Nos últimos anos, e apesar do atual vazio legal a nível regulatório e fiscal, muitos investidores em criptoativos têm deslocado a sua residência fiscal para Portugal, fazendo cashouts por via da conversão da sua carteira de criptoativos em moeda de curso legal.
No nosso entendimento, os diferentes tipos de criptoativos (e.g. criptomoedas, NFTs), são ativos em espécie e podem corresponder a um capital convertível num montante pecuniário que revela a capacidade contributiva dos detentores dos portefólios.
Assim, existe base legal para a tributação de criptoativos em Portugal?
No caso das pessoas coletivas, a tributação dos rendimentos provenientes de investimentos em criptoativos afigura-se mais clara: todos os rendimentos devem ser considerados no lucro tributável da entidade e estar sujeitos a IRC (ver IRC em Portugal).
Por outro lado, a tributação de rendimentos provenientes de investimentos em criptoativos auferidos por pessoas singulares exige uma análise mais cuidada, uma vez que o IRS tem diferentes categorias de rendimentos e cada tipo de criptoativos pode, potencialmente, gerar diferentes tipos de rendimentos sujeitos a tributação.
Atualmente, os rendimentos provenientes da utilização de criptoativos podem de facto cair no âmbito de qualquer uma das categorias de rendimento do IRS, uma vez que podem ser utilizados como pagamentos em espécie de rendimentos com as respetivas características.
Assim, (i) a aquisição originária de criptoativos (através de mineração), (ii) o investimento em criptoativos (por exemplo, compra e venda de NFTs) ou (iii) o recebimento de criptoativos como pagamento de um bem ou serviço ou através de uma doação, poderão, em abstrato, ser operações suscetíveis de gerar rendimentos tributáveis em sede de IRS.
Há investidores que acreditam na existência de uma posição vinculativa da Autoridade Tributária Portuguesa (AT) aplicável a todas as situações referentes ao investimento em criptoativos. No entanto, convém sublinhar que a AT apenas tomou posição relativamente a um determinado tipo de transações: a compra e venda de criptomoedas. Nos termos da posição assumida nesse entendimento, os ganhos derivados da compra e venda de criptomoedas só podem ser tributados caso sejam provenientes de uma atividade empresarial ou profissional (“Categoria B”)
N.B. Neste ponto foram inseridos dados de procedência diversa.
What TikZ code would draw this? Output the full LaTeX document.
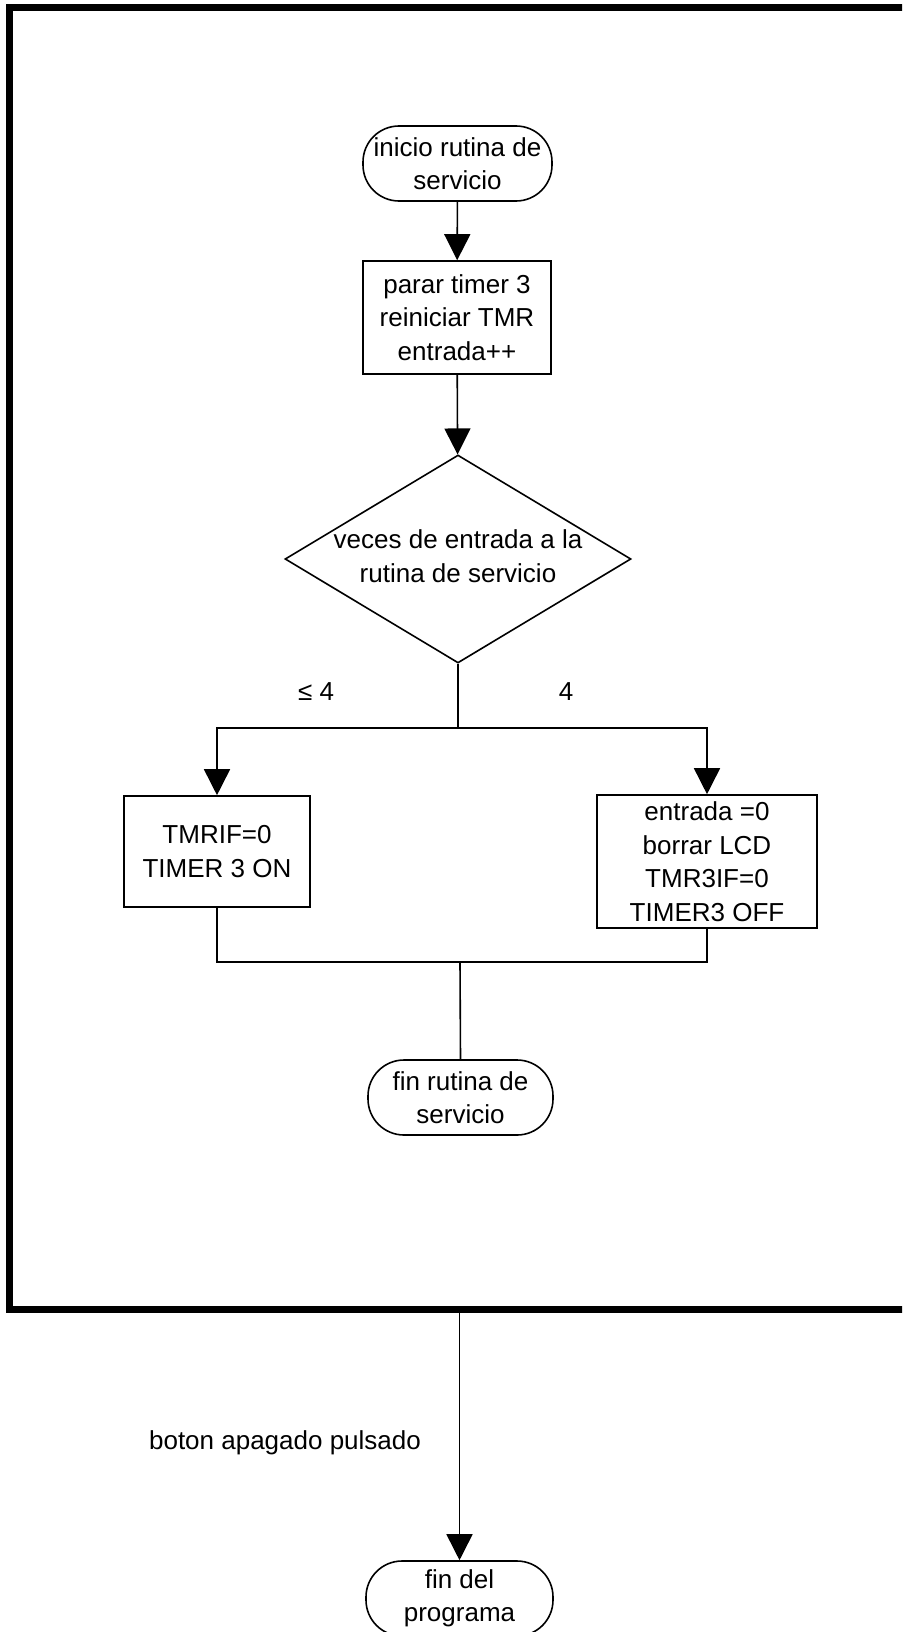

Ora, por via das dificuldades em aferir se a compra e venda de criptomoedas se enquadra efetivamente numa atividade empresarial ou profissional (por ausência de, por exemplo, obrigações declarativas específicas e adaptadas a esta nova realidade e pelas dificuldades em aferir o caráter de habitualidade), Portugal tem sido visto como um “refúgio” para os investidores nestes ativos.
Portugal tem sido visto como um “refúgio” para os investidores em criptoativos
Face à atual indefinição regulamentar, a criação de um quadro jurídico-fiscal específico será extremamente favorável, na medida em que a ausência de regulação não tem sido benéfica nem para os contribuintes nem para a Autoridade Tributária, aumentando o risco de litigiosidade presente e futura.
Não obstante, esta ausência de regulação jurídico-tributária a este nível deverá ser superada em breve, por via dos trabalhos e estudos em curso já anunciados pela Secretaria de Estado dos Assuntos Fiscais. Contudo, seria preferível a implementação de uma solução concertada ao nível da União Europeia, na medida em que a adoção de soluções unilaterais poderá gerar distorções concorrenciais e aumentar a insegurança jurídica.